Just back. Caught a cold. Aaachoooo.

Ireland has changed a lot since I was last there in the early 90s, but then again, I'm not sure it's changed at all. I've still never travelled anywhere where people are so absolutely delighted to talk to strangers, to give directions, to throw in a story about their grandchildren, to laugh at everything and nothing, to ask you about yourself - in short, where people genuinely like people. For today, here's my:

Shorthand Ireland Report

4 breakfasts to die for, just like my Mom makes: eggs and ham and sausages and tomatoes and beans and potatoes and (ok this even my mom doesn't do) black and white puddings

Bread that weighs more than my camera. Much more.
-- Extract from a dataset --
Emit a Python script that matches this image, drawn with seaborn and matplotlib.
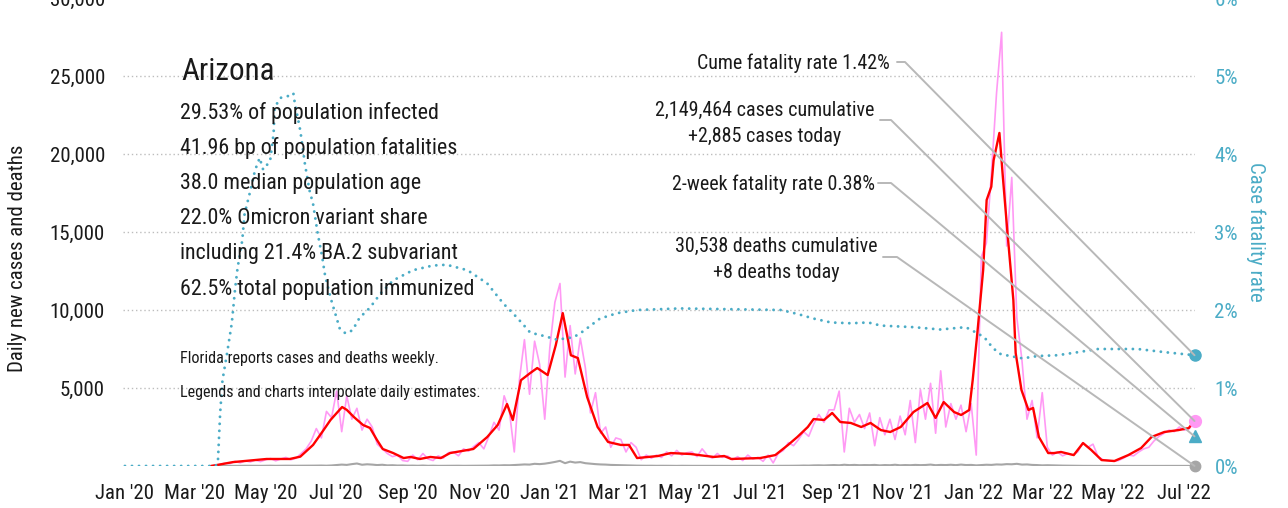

1 flat tire, left front, changed with a smile by some anonymous roadside Irish lad, who appeared at just the right moment

1 left side mirror, cracked

1 wandering American who has yet to completely conquer driving on the left side of the road without running the left mirror and tire into things

2 Salmantinas who, gratefully, couldn't care less as long as they don't have to drive

1 fabulous afternoon at Johnnie Fox's, the highest and best-hidden pub in Ireland

An indeterminate number of Cliffs of Moher, hidden behind a curtain of the thickest fog I've ever seen, and wind that knocks you off your feet, still laughing


Kilmacduagh Monastery, County Galway.